Trust That Grows Slowly
I am allowed to let trust build at the pace that is true for me. Slow trust is wise trust.
Have you noticed how, in a healthy bond, trust grows the way most good things grow — slowly, through repeated small experiences that confirm someone is who they appear to be? They do what they say they will do, not once, but again. Their words match their actions over time. They respect a no without taking it as a personal injury. They take responsibility when they miss something. The trust does not arrive in one big moment. It accumulates, quietly, over a long while.
The kind of harm you lived through asked you to trust fast and against your own better judgment. Closeness arrived intensely and early. You were told, in many ways, that asking questions or moving carefully was a kind of betrayal. Healthy hesitation was treated as a problem. So you learned to skip the slow building, to leap, to trust before there was evidence — because pausing to gather evidence was treated as evidence of damage.

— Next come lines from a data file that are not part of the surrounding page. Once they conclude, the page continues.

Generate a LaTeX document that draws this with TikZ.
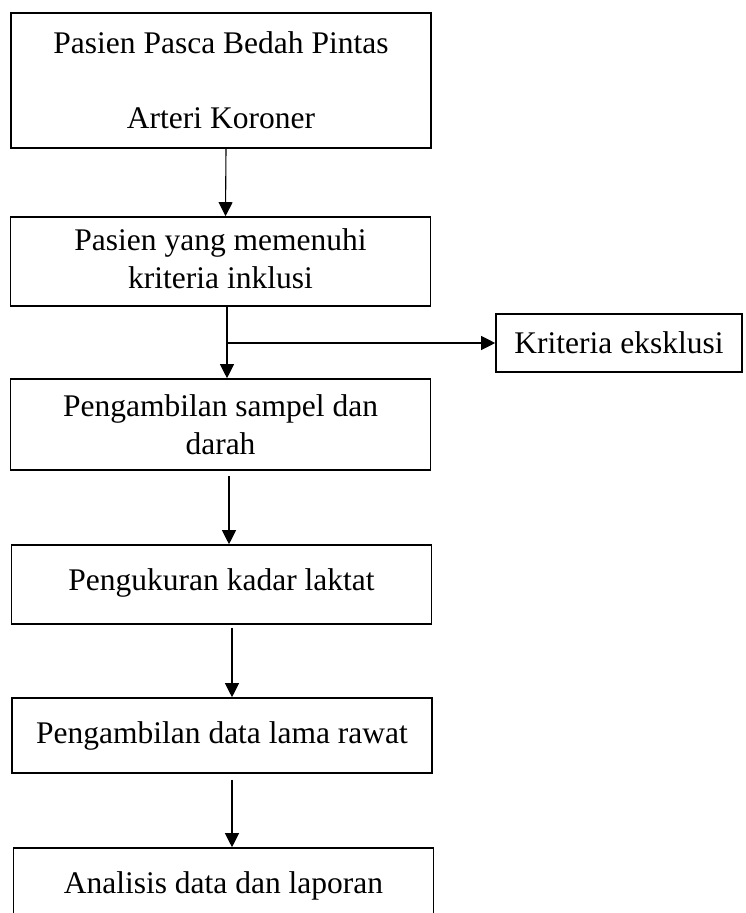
\documentclass[tikz,border=0pt]{standalone}
\usepackage{fontspec}
\setmainfont{Liberation Serif}
\usetikzlibrary{positioning,arrows.meta}

\begin{document}
\begin{tikzpicture}[
	x=1pt,y=-1pt,
	every node/.style={
		draw,
		line width=1.6pt,
		align=center,
		inner sep=0pt,
		font=\fontsize{31.5}{38}\selectfont
	},
	flowbox/.style={minimum width=420pt},
	arrow/.style={-{Triangle[length=14pt,width=14pt]},line width=1.1pt}
	]
	
	\useasboundingbox (0,0) rectangle (746,913);
	
	\node[flowbox,minimum height=135pt] (pasien) at (221,80.5) {Pasien Pasca Bedah Pintas\\[37pt]Arteri Koroner};
	\node[flowbox,minimum height=89pt] (inklusi) at (220.5,261.5) {\raisebox{-2pt}{\begin{tabular}{@{}c@{}}Pasien yang memenuhi\\kriteria inklusi\end{tabular}}};
	\node[minimum width=246pt,minimum height=58pt] (eksklusi) at (619,343) {Kriteria eksklusi};
	\node[flowbox,minimum height=91pt] (sampel) at (220.5,424.5) {Pengambilan sampel dan\\darah};
	\node[flowbox,minimum height=79pt] (laktat) at (221.5,584.5) {\raisebox{9.5pt}{Pengukuran kadar laktat}};
	\node[flowbox,minimum height=75pt] (rawat) at (222,735.5) {\raisebox{5.5pt}{Pengambilan data lama rawat}};
	\node[flowbox,minimum height=80pt] (analisis) at (223.5,888) {\raisebox{11pt}{Analisis data dan laporan}};
	
	\coordinate (cabang) at ([xshift=6.5pt]inklusi.south);
	
	\draw[arrow] ([xshift=5pt]pasien.south) -- ([xshift=5pt]inklusi.north);
	\draw[arrow] (cabang) -- (cabang |- sampel.north);
	\draw[arrow] (cabang |- eksklusi.west) -- (eksklusi.west);
	\draw[arrow,shorten <=5pt] ([xshift=8.5pt]sampel.south) -- ([xshift=7.5pt]laktat.north);
	\draw[arrow,shorten <=3pt] ([xshift=10.5pt]laktat.south) -- ([xshift=10pt]rawat.north);
	\draw[arrow,shorten <=6pt] ([xshift=10pt]rawat.south) -- ([xshift=8.5pt]analisis.north);
	
\end{tikzpicture}
\end{document}
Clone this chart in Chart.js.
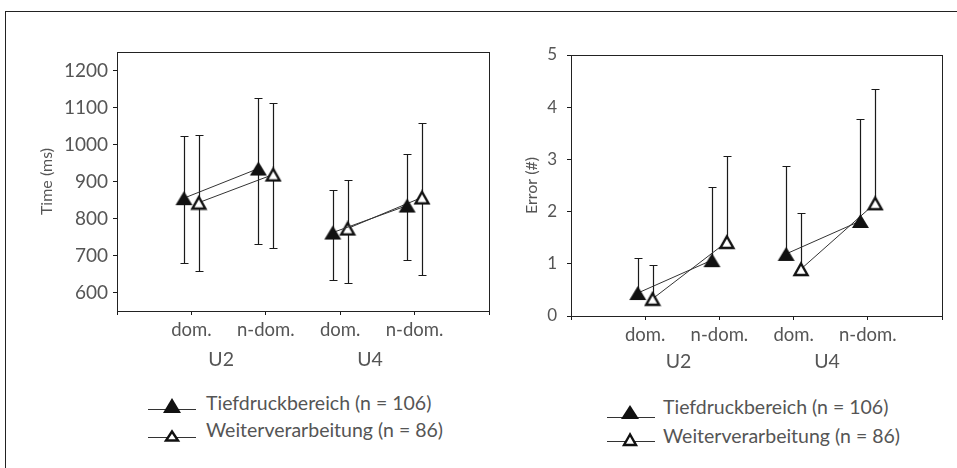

You do not have to live by that rule anymore. Slow trust is not damage. It is wisdom. Taking months, even years, to know whether someone is steady is not closed-heartedness. It is care. People who are actually safe will welcome your slow time. They will not pressure you to leap. They will not be offended that you are watching. They will understand, often quietly, that being earned is part of how real closeness works.
People who push against your pace are giving you information. They want access without having to demonstrate that they should have it. That is not malice, always — but it is a sign that the door does not need to open further yet. You can be friendly without being open. You can be open without being available. You can be available without being unguarded. These are different states, and you are allowed to move between them.
You will not be wrong to take your time. Time is one of the best truth-tellers there is. Almost anyone can be charming for a season. Very few can sustain being themselves, well, over years. Let years be one of the ways you know.